Given instruction - Copy out all the lines where "this" shows up.

* begin Records to use *

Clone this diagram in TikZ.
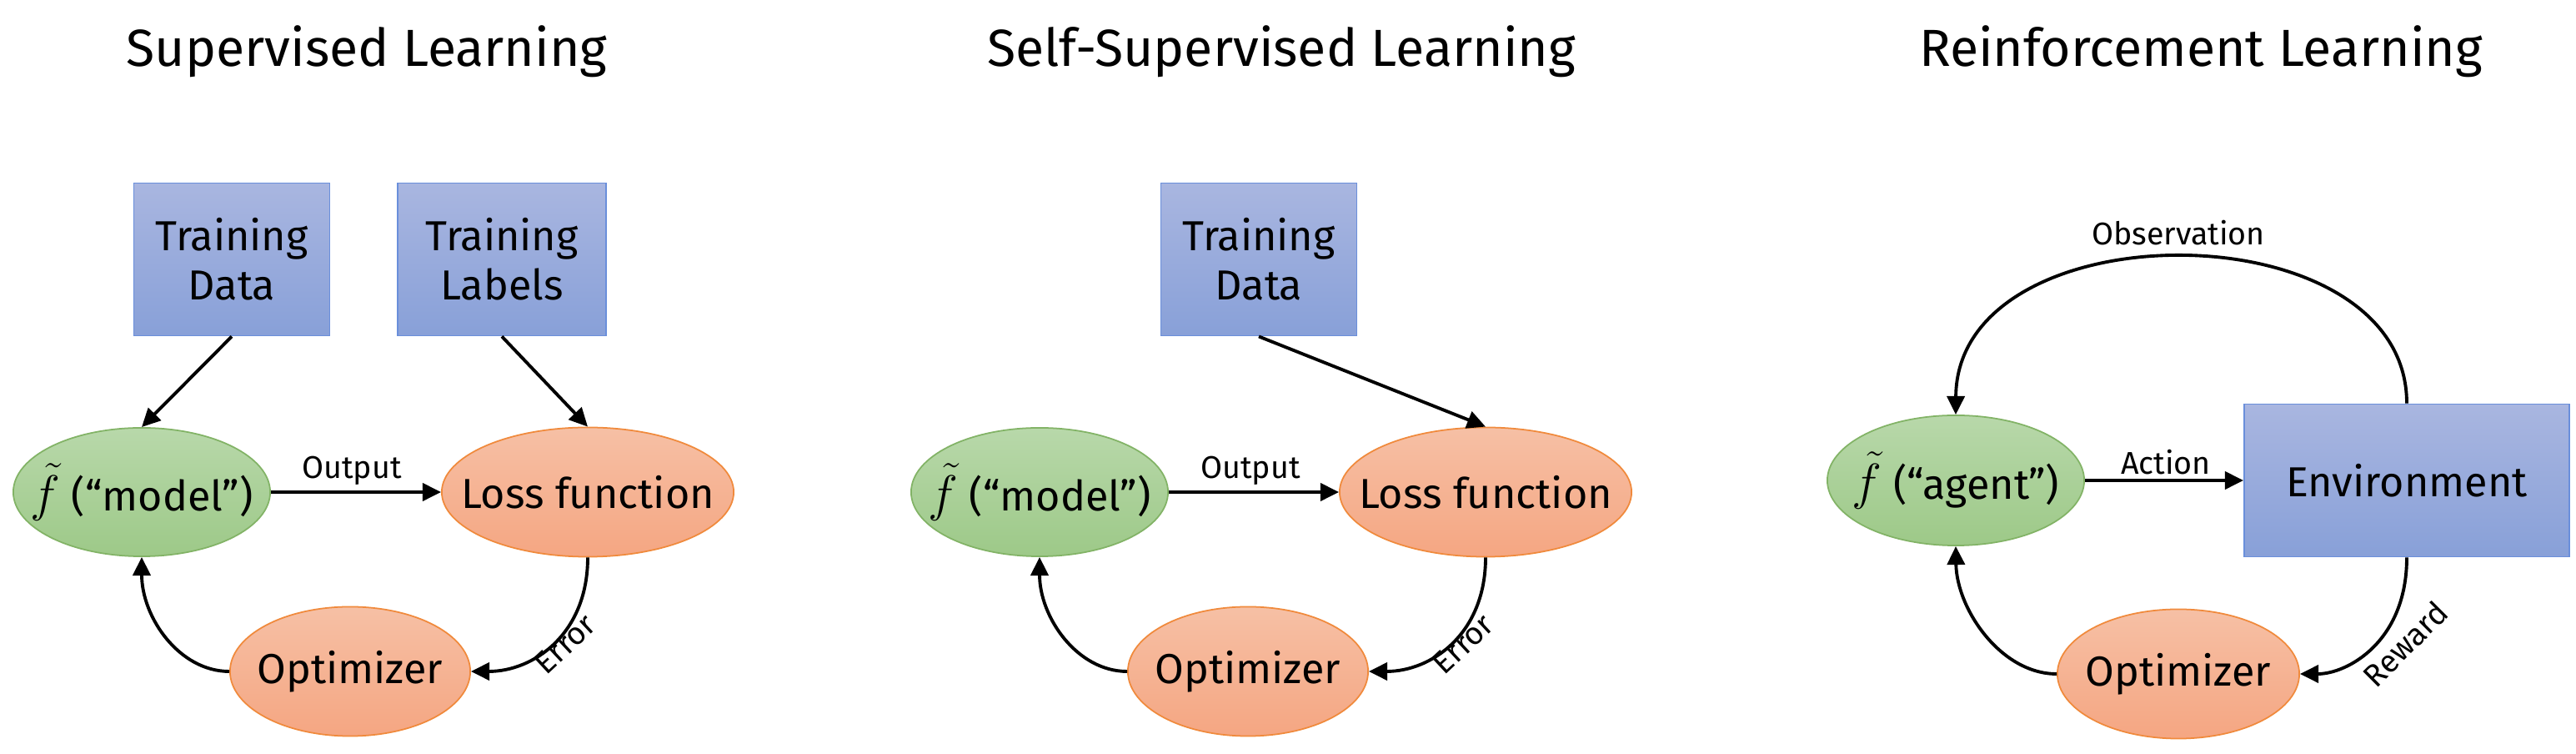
\documentclass[tikz,border=0pt]{standalone}
\usepackage{fontspec}
\setmainfont{Fira Sans}
\usetikzlibrary{shapes.geometric,arrows.meta}
\definecolor{bluetop}{HTML}{A9B6E0}
\definecolor{bluebot}{HTML}{88A0D8}
\definecolor{blueedge}{HTML}{6A8FDB}
\definecolor{greentop}{HTML}{B8D8AA}
\definecolor{greenbot}{HTML}{9DC988}
\definecolor{greenedge}{HTML}{82B366}
\definecolor{orangetop}{HTML}{F6C0A5}
\definecolor{orangebot}{HTML}{F5A682}
\definecolor{orangeedge}{HTML}{F08A3C}
\newcommand\mynodefont{\fontsize{14.3}{16.8}\selectfont}
\newcommand\mylblfont{\fontsize{10.7}{12}\selectfont}
\newcommand\myheadfont{\fontsize{17.8}{20}\selectfont}
\newcommand\fixed[1]{\makebox[0pt][c]{#1}}
\newcommand\ftilde{{\fontsize{16.5}{18}\selectfont$\tilde{f}$}}
\begin{document}
\begin{tikzpicture}[x=0.01cm,y=-0.01cm,
  box/.style={rectangle, draw=blueedge, line width=0.5pt, top color=bluetop, bottom color=bluebot,
    minimum width=2.35cm, minimum height=1.83cm, inner sep=0pt, align=center, font=\mynodefont},
  greenell/.style={ellipse, draw=greenedge, line width=0.5pt, top color=greentop, bottom color=greenbot,
    minimum width=3.08cm, minimum height=1.54cm, inner sep=0pt, font=\mynodefont},
  orangeell/.style={ellipse, draw=orangeedge, line width=0.5pt, top color=orangetop, bottom color=orangebot,
    minimum height=1.55cm, inner sep=0pt, font=\mynodefont},
  arr/.style={-{Triangle[length=6.3pt,width=6pt]}, line width=1.1pt, black},
  lbl/.style={font=\mylblfont, inner sep=0pt},
  head/.style={font=\myheadfont, anchor=base, inner sep=0pt}]
\useasboundingbox (0,0) rectangle (3090,904);

% ---------- Titles
\node[head] (t1) at (440,80) {Supervised Learning};
\node[head] (t2) at (1537,80) {Self-Supervised Learning};
\node[head] (t3) at (2640,80) {Reinforcement Learning};

% ---------- Panel 1
\node[box] (td1) at (278,311) {Training\\Data};
\node[box, minimum width=2.5cm] (tl1) at (602,311) {Training\\Labels};
\node[greenell] (m1) at (170,590) {\fixed{\ftilde{} (“model”)}};
\node[orangeell, minimum width=3.5cm] (l1) at (705,590) {\fixed{Loss function}};
\node[orangeell, minimum width=2.88cm] (o1) at (420,805) {\fixed{Optimizer}};

\draw[arr] (td1.south) -- (m1.north);
\draw[arr] (tl1.south) -- (l1.north);
\draw[arr] (m1.east) -- (l1.west);
\node[lbl, anchor=base] (out1) at (422,574) {Output};
\draw[arr] (l1.south) .. controls (705,760) and (640,805) .. (o1.east);
\node[lbl, rotate=43] (err1) at (678,772) {Error};
\draw[arr] (o1.west) .. controls (215,805) and (170,740) .. (m1.south);

% ---------- Panel 2
\node[box] (td2) at (1510,311) {Training\\Data};
\node[greenell] (m2) at (1247,590) {\fixed{\ftilde{} (“model”)}};
\node[orangeell, minimum width=3.5cm] (l2) at (1782,590) {\fixed{Loss function}};
\node[orangeell, minimum width=2.88cm] (o2) at (1497,805) {\fixed{Optimizer}};

\draw[arr] (td2.south) -- (l2.north);
\draw[arr] (m2.east) -- (l2.west);
\node[lbl, anchor=base] (out2) at (1500,574) {Output};
\draw[arr] (l2.south) .. controls (1782,760) and (1717,805) .. (o2.east);
\node[lbl, rotate=43] (err2) at (1755,772) {Error};
\draw[arr] (o2.west) .. controls (1292,805) and (1247,740) .. (m2.south);

% ---------- Panel 3
\node[greenell, minimum height=1.56cm] (ag) at (2346,576) {\fixed{\ftilde{} (“agent”)}};
\node[box, minimum width=3.9cm] (env) at (2887,576) {Environment};
\node[orangeell, minimum width=2.9cm] (o3) at (2613,808) {\fixed{Optimizer}};

\draw[arr] (env.north) .. controls (2887,248) and (2347,248) .. (ag.north);
\node[lbl, anchor=base] (obs) at (2613,294) {Observation};
\draw[arr] (ag.east) -- (env.west);
\node[lbl, anchor=base] (act) at (2598,569) {Action};
\draw[arr] (env.south) .. controls (2887,770) and (2815,808) .. (o3.east);
\node[lbl, rotate=45] (rew) at (2885,772) {Reward};
\draw[arr] (o3.west) .. controls (2400,808) and (2347,730) .. (ag.south);
\end{tikzpicture}
\end{document}
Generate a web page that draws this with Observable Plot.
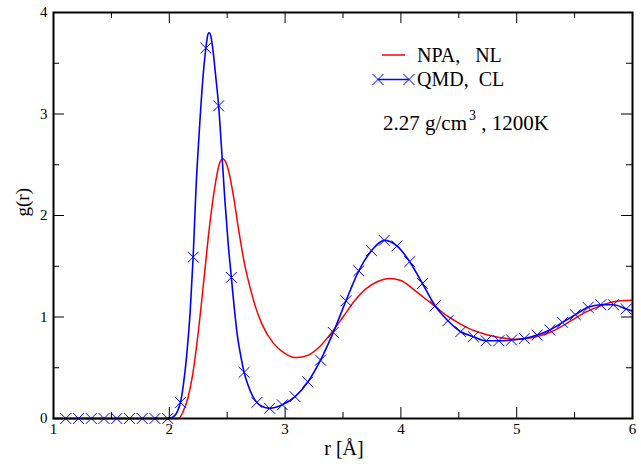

* end Records to use *

The completed task -
Clone this diagram in TikZ.
Generate a web page that draws this with Observable Plot.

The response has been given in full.